The Russian rock community deemed that it had a sort of exclusive patent on this form of discourse. Interestingly, after Erofeev’s book, it was not literature but rather rock music that more widely adopted stiob as its own style.
In the late 70s, stiob became one of the dominant stylistic trends in newly formed Russian rock counterculture and especially in rock journalism. This is already evident in the first (1977) issue of Boris Grebenshchikov’s zine Roksi, the very first Russian rock zine. From that point on, stiob is constantly present in rock zines: Zerkalo, SDVIG, Ucho, RIO, Smorchok, Urlait, and Zombi.
Counterculture and rock:
Counterculture made its stand against the dominant culture, with stiob as its main tool. It worked through irony; it spoke to the initiated. It lampooned the straight, buttoned-up—the “uncool” participants in official culture, the ones who bought, straightforwardly and naively, its most obvious, blunt messaging and who are unable to read between the lines, to hear the word that is not uttered but is presumed—to see the gesture that is not made, but is there. A vivid example of how major tendencies of stiob manifested themselves in countercultural tradition can be found in the Russian rock tradition, especially of the Soviet period. It was a time of total stiob found in the music, lyrics and stage antics of many Soviet rock bands. And no one probably owned these stylistics more completely than Moscow’s band Zvuki Mu. In fact, if you come to think of it, if you take stiob out of Zvuki Mu, then there would not be much left of it. Zvuki Mu was the quintessential embodiment of stiob (Laskin 1990).
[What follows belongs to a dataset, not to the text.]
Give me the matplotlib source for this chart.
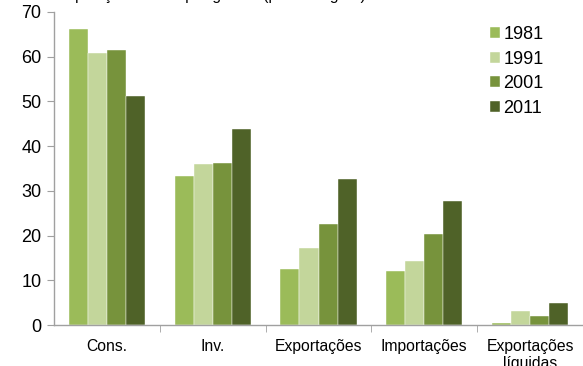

At its core, Zvuki Mu (Figure 9 and Figure 10) was created by the anachronistic, primordial, time-twisting holy fool-like genius of its front man, poet and composer Petr Mamonov. When, in the late 1980s, the band’s British producer and eminent musician Brian Eno saw Mamonov on video for the first time, he was shocked:
“In his image I recognized something truly ancient, medieval. And this was […] almost scary. It’s unbelievable how one could preserve this centuries-old code—I really saw nobody like Peter.” It would probably be better to say that Mamonov did not preserve some ancient code but was intuitively able to recreate it, to find his way into it with astonishing precision. What precisely it is the code of is hard to say, but it is certain that this code harkens back to the medieval European tradition of court jesters, of carnivalesque buffoons, and of Byzantine holy fools (iurodivye) (Hunt and Kobets 2011) that I mentioned earlier.
Holy foolishness (iurodstvo) (Figure 1 and Figure 2):
What impressed Eno, first of all, was Petr Mamonov’s grotesque bodily plasticity, his facial contortions and bizarre gesticulation, his awkward and clumsy expressiveness. Brian Eno characterized it as follows: “I’d never seen anything like it. And I coined this phrase for it: ‘total facial theater’. Because the lead singer, Peter Mamonov, has the most absolutely remarkable face. You simply can’t take your eyes of it the whole performance. It goes through so many weird contortions. It’s so expressive of the songs themselves.” (Zvuki Mu 1990).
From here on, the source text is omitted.